Both of these "constants" have fairly narrow ranges of variability in nature. In principle, it seems like some kind of optimization procedure/function should be able to do this easily, by finding the pair of values that minimizes the standard deviation of each of the constant values across the time series.
However, I am new to optimization and parameter fitting. Any help figuring out how to use r code to find the pair (or pairs) of values in this situation would be greatly appreciated.

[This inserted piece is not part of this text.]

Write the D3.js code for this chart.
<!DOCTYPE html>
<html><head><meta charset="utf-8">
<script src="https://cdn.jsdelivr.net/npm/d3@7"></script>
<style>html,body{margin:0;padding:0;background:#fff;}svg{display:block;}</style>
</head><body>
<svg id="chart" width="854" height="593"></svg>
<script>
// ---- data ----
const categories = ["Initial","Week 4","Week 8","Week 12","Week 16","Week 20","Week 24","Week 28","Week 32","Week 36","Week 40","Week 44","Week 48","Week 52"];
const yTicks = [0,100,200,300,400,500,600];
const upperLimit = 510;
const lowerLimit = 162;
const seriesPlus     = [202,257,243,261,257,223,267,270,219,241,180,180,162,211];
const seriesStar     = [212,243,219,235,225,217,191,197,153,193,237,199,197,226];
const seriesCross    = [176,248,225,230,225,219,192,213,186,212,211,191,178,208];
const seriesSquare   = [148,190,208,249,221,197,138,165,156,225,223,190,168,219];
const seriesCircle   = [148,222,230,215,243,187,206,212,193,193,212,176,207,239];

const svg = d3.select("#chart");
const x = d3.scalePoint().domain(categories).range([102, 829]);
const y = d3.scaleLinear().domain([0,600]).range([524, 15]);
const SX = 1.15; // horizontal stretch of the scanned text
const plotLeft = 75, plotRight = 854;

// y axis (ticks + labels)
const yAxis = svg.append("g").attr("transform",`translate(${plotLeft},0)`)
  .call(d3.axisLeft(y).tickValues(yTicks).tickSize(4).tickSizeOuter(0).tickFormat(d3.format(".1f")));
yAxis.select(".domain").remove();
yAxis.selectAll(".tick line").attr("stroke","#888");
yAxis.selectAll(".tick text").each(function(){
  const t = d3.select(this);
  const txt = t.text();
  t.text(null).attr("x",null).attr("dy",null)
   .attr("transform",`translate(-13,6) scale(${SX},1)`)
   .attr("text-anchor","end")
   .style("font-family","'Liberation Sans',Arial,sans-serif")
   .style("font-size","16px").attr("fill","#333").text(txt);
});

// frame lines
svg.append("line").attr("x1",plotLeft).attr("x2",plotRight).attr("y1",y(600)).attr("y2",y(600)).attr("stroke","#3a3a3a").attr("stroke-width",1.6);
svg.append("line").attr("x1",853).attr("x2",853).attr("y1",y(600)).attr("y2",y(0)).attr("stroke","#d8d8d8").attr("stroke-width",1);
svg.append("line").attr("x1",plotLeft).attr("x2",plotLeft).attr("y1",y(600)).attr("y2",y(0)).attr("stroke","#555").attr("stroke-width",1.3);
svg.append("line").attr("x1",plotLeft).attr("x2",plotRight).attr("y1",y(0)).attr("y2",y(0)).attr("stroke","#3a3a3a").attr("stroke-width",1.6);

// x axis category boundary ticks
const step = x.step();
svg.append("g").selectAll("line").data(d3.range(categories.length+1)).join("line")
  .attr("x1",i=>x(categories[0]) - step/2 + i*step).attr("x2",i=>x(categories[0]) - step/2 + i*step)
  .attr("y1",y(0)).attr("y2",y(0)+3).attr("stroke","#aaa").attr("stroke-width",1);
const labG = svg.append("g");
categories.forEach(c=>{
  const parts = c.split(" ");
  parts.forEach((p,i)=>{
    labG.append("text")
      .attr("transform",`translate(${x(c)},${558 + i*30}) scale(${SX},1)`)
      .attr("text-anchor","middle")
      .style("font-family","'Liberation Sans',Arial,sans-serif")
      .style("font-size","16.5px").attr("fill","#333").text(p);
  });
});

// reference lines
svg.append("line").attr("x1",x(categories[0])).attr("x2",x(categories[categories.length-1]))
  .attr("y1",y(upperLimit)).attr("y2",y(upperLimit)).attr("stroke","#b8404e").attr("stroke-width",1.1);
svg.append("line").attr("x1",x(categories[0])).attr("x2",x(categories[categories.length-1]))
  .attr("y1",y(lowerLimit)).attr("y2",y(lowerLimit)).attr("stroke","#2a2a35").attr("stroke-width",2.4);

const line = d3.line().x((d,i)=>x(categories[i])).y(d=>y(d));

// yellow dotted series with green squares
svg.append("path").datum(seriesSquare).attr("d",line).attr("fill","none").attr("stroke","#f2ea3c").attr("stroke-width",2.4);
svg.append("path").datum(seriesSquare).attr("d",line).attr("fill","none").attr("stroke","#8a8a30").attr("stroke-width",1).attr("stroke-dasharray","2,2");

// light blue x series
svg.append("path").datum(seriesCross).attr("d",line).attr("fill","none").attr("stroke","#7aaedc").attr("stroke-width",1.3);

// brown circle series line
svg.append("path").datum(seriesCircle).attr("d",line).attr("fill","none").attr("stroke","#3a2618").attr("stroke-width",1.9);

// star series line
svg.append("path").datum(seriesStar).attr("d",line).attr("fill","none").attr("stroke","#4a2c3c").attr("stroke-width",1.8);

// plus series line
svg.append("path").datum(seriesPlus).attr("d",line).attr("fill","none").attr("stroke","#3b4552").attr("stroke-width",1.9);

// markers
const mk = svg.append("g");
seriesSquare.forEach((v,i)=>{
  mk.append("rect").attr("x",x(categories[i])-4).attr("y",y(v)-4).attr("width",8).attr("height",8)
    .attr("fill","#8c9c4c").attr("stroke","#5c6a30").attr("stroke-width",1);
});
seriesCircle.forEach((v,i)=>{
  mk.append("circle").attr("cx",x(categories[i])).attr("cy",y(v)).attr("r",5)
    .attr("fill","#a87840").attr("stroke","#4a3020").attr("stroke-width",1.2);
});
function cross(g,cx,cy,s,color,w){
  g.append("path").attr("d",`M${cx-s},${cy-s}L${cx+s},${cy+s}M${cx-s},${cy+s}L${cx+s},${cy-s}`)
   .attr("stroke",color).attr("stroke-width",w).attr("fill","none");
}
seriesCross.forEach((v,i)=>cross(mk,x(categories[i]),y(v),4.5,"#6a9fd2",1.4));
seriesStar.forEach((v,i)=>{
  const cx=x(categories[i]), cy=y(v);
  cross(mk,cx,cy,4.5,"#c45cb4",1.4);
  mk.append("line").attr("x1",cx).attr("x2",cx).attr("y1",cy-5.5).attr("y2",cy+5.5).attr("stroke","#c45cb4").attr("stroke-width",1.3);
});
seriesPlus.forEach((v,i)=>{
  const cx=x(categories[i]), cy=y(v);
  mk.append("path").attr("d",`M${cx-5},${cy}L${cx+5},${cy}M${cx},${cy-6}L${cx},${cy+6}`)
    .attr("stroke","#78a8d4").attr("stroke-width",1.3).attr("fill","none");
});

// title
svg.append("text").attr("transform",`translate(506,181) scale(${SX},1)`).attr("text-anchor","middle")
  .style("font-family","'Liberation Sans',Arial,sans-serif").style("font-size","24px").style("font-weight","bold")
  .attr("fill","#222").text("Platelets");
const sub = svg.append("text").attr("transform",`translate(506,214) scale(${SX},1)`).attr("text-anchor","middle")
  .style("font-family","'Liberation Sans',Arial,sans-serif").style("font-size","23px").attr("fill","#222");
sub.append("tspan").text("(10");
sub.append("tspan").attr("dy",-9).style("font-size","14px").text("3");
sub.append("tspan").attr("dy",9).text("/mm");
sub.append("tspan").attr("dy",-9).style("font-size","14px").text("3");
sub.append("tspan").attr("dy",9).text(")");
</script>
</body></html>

Below is a simplified form of the equation I'm dealing with:
A * x + B * z - B * d = c + e
A and B are the constants I need to solve for.
Possible real-world values of A are 0.4-0.8
Possible real-world values of B are 0.85-0.99
To create a reasonable mock data set, assuming perfect measurements of all variables, and known values of A and B:
### Generate mock data
### Variables all have a daily cycle and are strongly autocorrelated,
# and so can be approximated via sin function,
# with unique noise added to each to simulate variability:
# Variability for each variable
n <- 1000 # number of data points
t <- seq(0,4*pi,length.out = 1000)
a <- 3
b <- 2
x.unif <- runif(n)
z.norm <- rnorm(n)
c.unif <- runif(n)
d.norm <- rnorm(n)
d.unif <- runif(n)
e.norm <- rnorm(n)
amp <- 1
# Create reasonable values of mock variable data for all variables except e;
# I will calculate from known fixed values for A and B.
x <- a*sin(b*t)+x.unif*amp + 10 # uniform error
z <- a*sin(b*t)+z.norm*amp + 10 # Gaussian/normal error
c <- ((a*sin(b*t)+c.unif*amp) + 10)/4
d <- ((a*sin(b*t)+d.norm*amp)+(a*sin(b*t)+d.unif*amp)+10)/2
# Put vectors in dataframe
dat <- data.frame("t" = t, "x" = x, "z" = z, "c" = c, "d" = d)
# Equation: A*x + B*z - B*d = c + e
# Solve for e:
# e = A*x + B*z - B*d - c
# Specify "true" values for A and B:
A = 0.6
B = 0.9
# Solve for e:
dat <- dat %>%
mutate(e = A*x + B*z - B*d - c)
# Gather data for easy visualizing of results for e:
dat_gathered <- dat %>%
gather(-t, value = "value", key = "key")
# Plot all variables
ggplot(dat_gathered, aes(x = t, y = value, color = key)) + geom_line()
# Add small error (to simulate measurement error) to all variables except A and B:
dat <- dat %>%
mutate(x_j = x + rnorm(x, sd=0.02)/(1/x)) %>%
mutate(z_j = z + rnorm(z, sd=0.02)/(1/z)) %>%
mutate(c_j = c + rnorm(c, sd=0.02)/(1/c)) %>%
mutate(d_j = d + rnorm(d, sd=0.02)/(1/d)) %>%
mutate(e_j = e + rnorm(e, sd=0.02)/(1/e))
The variables in dat with the _j suffix represent real world data (since they have measurement error added). Knowing the constraint that:
A is within 0.4-0.8
B is within 0.85-0.99
Is it possible to use the noisy "_j" data to optimize for the pair of constant values that minimize deviation of A and B across the entire time series?